With interest rates dropping, car loans can be fairly cheap, so the decision to borrow or pay cash can simply come down to arbitrage. If the car loan is 5.5 percent, for example, and you think that you can earn more than that after taxes on your investments, then borrowing probably makes sense. If you are pulling the money from excess savings that are earning less than the loan rate, then it may make sense to pay cash. But don't let your car purchase come from your emergency reserves unless you are going to replenish them immediately.

Leasing is by far the most complicated. From a financial perspective, unless you plan on purchasing the car at the end of the term, this form of financing is basically renting.

In theory, your payments are generally estimated to cover only the depreciation and, at the end of the term, there is no equity.
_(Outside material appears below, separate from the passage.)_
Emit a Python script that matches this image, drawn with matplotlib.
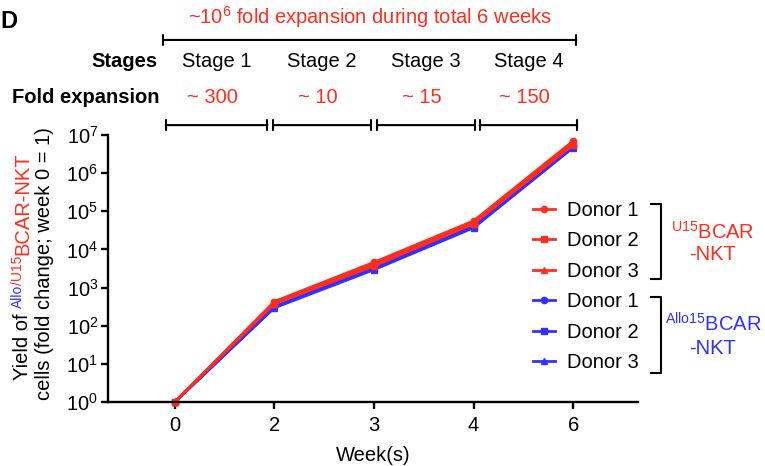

A lease will allow a person to drive the most expensive car with the least amount of monthly payments, but that does not mean that it costs the least.

Unlike paying outright with cash or borrowing, at the end of the lease term, you in theory, have no accumulated value in the car.

You need to understand the jargon of leases to fully understand if this is the best option for you. Unlike a loan where the interest rate is clear, in a lease, it is called the money factor. The money factor is usually quoted as a very small number such as 0.0025. This does you and me no good until you understand that you need to multiply that number by 2,400 to have it equate to a regular interest rate that we can all understand.

Look at the monthly payments, time frames and residual values, the purchase price of the car at the end of the lease, to do some present value (PV) calculations. Figure out if you can follow all of the leasing rules, such as mileage limitations, excess wear and tear, and early disposal. Substantial fees may be assessed at the time of the car's return.

Negotiating the best purchase price will help lower the payments and, again, your credit scores will greatly determine the financing.

It goes without saying that you need to have the proper amount of insurance to cover the vehicle and your potential liabilities. If leasing, make sure that you understand the "gap insurance" rules as they pertain to the transaction.